Breve historia de vida. Ya no vive en la Gran Capital, al oriente de la carrilera del tren que atraviesa la ciudad, muchos de los amigos la extrañaban cuando pasaban por la carrera novena de sur a norte. Se acabó la buena vida que llevábamos en su compañía, pensábamos, lo mismo que la copa de vino que solíamos tomar en las tertulias de Leo, como también las visitas amigueras que ella nos hacía cualquier día de la semana para tomar el café y traernos la reseña del primer noticiero nocturno de la televisión de la jornada anterior, pues ella nada ve tarde porque se acuesta temprano y se levanta en el crepúsculo matutino.
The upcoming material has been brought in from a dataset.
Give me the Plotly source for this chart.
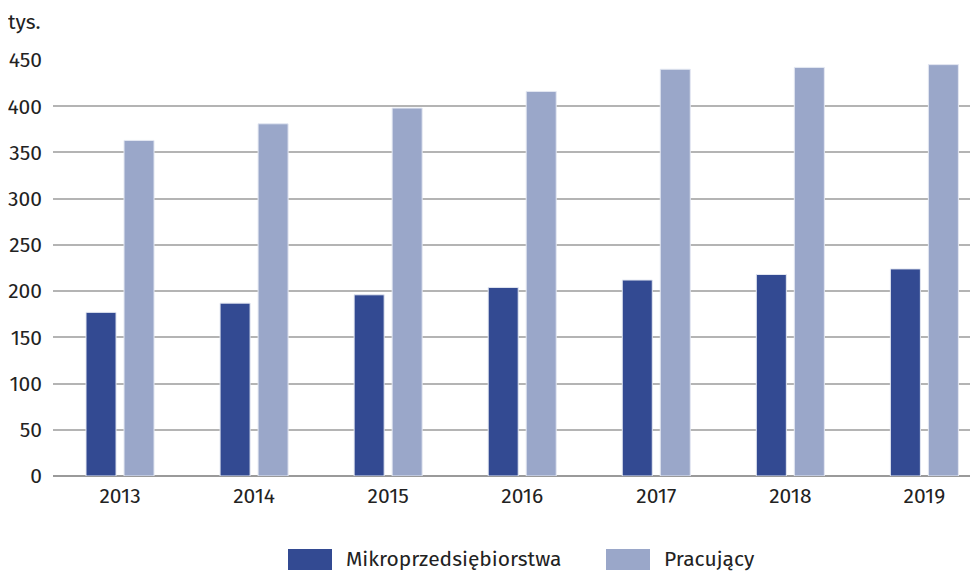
import plotly.graph_objects as go

# Data
years = ["2013", "2014", "2015", "2016", "2017", "2018", "2019"]
mikro = [177, 187, 196, 204, 212, 218, 224]
pracujacy = [363, 381, 398, 416, 440, 442, 445]
y_ticks = [0, 50, 100, 150, 200, 250, 300, 350, 400, 450]
series_names = ["Mikroprzedsiębiorstwa", "Pracujący"]

DARK = "#334a92"
LIGHT = "#9aa7c9"
FONT_FAMILY = "Fira Sans, Noto Sans, sans-serif"
TEXT_COLOR = "#222222"
FONT_SIZE = 21

# page has an 8px body margin, so the figure is 970 x 564
W, H = 970, 564
L, T, B = 45, 52, 96
PW, PH = W - L, H - T - B


def px_x(p):
    return (p - L) / PW


def px_y(p):
    return (H - B - p) / PH


fig = go.Figure()
for name, vals, col in zip(series_names, [mikro, pracujacy], [DARK, LIGHT]):
    fig.add_trace(
        go.Bar(
            x=years,
            y=vals,
            name=name,
            marker=dict(color=col, line=dict(color="#e4e8f2", width=1)),
        )
    )

# Legend drawn by hand so the swatches are large, like the original
legend_items = [(series_names[0], DARK, 280), (series_names[1], LIGHT, 598)]
shapes, annotations = [], []
for name, col, p0 in legend_items:
    shapes.append(
        dict(
            type="rect",
            xref="paper",
            yref="paper",
            x0=px_x(p0),
            x1=px_x(p0 + 44),
            y0=px_y(562),
            y1=px_y(541),
            fillcolor=col,
            line=dict(width=0),
        )
    )
    annotations.append(
        dict(
            text=name,
            x=px_x(p0 + 56),
            y=px_y(551),
            xref="paper",
            yref="paper",
            xanchor="left",
            yanchor="middle",
            showarrow=False,
            font=dict(size=FONT_SIZE),
        )
    )

annotations.append(
    dict(
        text="tys.",
        x=px_x(-2),
        y=px_y(14),
        xref="paper",
        yref="paper",
        xanchor="left",
        yanchor="middle",
        showarrow=False,
        font=dict(size=FONT_SIZE),
    )
)

fig.update_layout(
    width=W,
    height=H,
    margin=dict(l=L, r=0, t=T, b=B),
    paper_bgcolor="white",
    plot_bgcolor="white",
    barmode="group",
    bargap=0.433,
    bargroupgap=0.21,
    font=dict(family=FONT_FAMILY, size=FONT_SIZE, color=TEXT_COLOR),
    showlegend=False,
    shapes=shapes,
    annotations=annotations,
)

fig.update_xaxes(
    range=[-0.5, 6.4],
    showgrid=False,
    showline=False,
    ticks="",
    automargin=False,
    ticklabelstandoff=5,
    tickfont=dict(size=FONT_SIZE),
)
fig.update_yaxes(
    range=[0, 450],
    tickvals=y_ticks,
    showgrid=True,
    gridcolor="#b4b4b4",
    gridwidth=1.5,
    zeroline=True,
    zerolinecolor="#9a9a9a",
    zerolinewidth=1.5,
    ticks="",
    ticklabelstandoff=10,
    automargin=False,
    tickfont=dict(size=FONT_SIZE),
)

fig.write_html("out.html")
Presumíamos, que, por su ausencia notoria, proyectaba un cambio de vivir intempestivo, que para nosotros resultaba posible, había adquirido una pensión y ya era tiempo del reposo. Leo, se había ido a ocupar otro lugar, había resuelto recogerse lejos, parecía que ya no la volveríamos a ver con la cotidianidad de antes. Sencillamente, buscó otro sitio, una tierra más baja, no es lo mismo vivir a 2600 metros sobre el nivel del mar que a menos altura en donde el hábitat puede resultar más placentero, fortalecerse el espíritu y el funcionamiento del corazón. Con todo, su cambio de residencia no nos sorprendió, porque lo hacía en momentos en que el cuerpo pide otra cosa.
Finalmente, la noticia llegó por su propia boca, informándonos que estaba viviendo a 1400 metros sobre el nivel del Atlántico, instalada en una bella casa de campo arrendada, a solo una hora y cuarenta y cinco minutos por carretera. Ninguno de sus amigos se quedó quieto, la información se regó como en pueblo chico infierno grande, y la escogida alquería volvió a ser igual al hospedaje de la Gran Capital, el cual ella todavía conserva para “enfriarse” de vez en cuando.
Poco tiempo después, Leo compró la preciosa granja. Y comenzó la labor, arregló todos los lugares del nuevo albergue y se comprometió a buscar más amistades al no bastarle los vecinos, quería más y más y que estuvieran bien cerca, que las pudiera ver con frecuencia rompiendo toda clase de linderos. Armó una sociedad de hinchas, en una jaula grande metió más de veinticinco especies de pájaros de diversos colores, en los prados puso a correr siete patos, en otro lugar instaló un hermoso pavo real que convive pacíficamente con una gallina que pone los huevos necesarios para la dueña, un gallo que con su canto alegra la mañana y la tarde, tres conejos ocupan un lugar especial y un reservado loro que oye y habla cuando se pone de mal genio, completando el circo, tres gatos cariñosos que saltan libremente y dos perros, Bruno y Rufo, que suman al grupo de fieles devotos.
Quién lo creyera, ahora Leo, anda ocupada las doce horas del día, repartiendo maná por todas partes de la estancia. Volvieron los amigos y tiene más que antes, y si los inseparables humanos no llegan a su morada, en su reemplazo, está el cenáculo de firmes acompañantes del reino animal. Así como ayer, volvió la copa de vino y la taza de café, tan igual a las que compartíamos en la Gran Capital.
POSDATA: De la francesa Madame de Beaumont: “Quien vive amado de todos, debería vivir siempre.”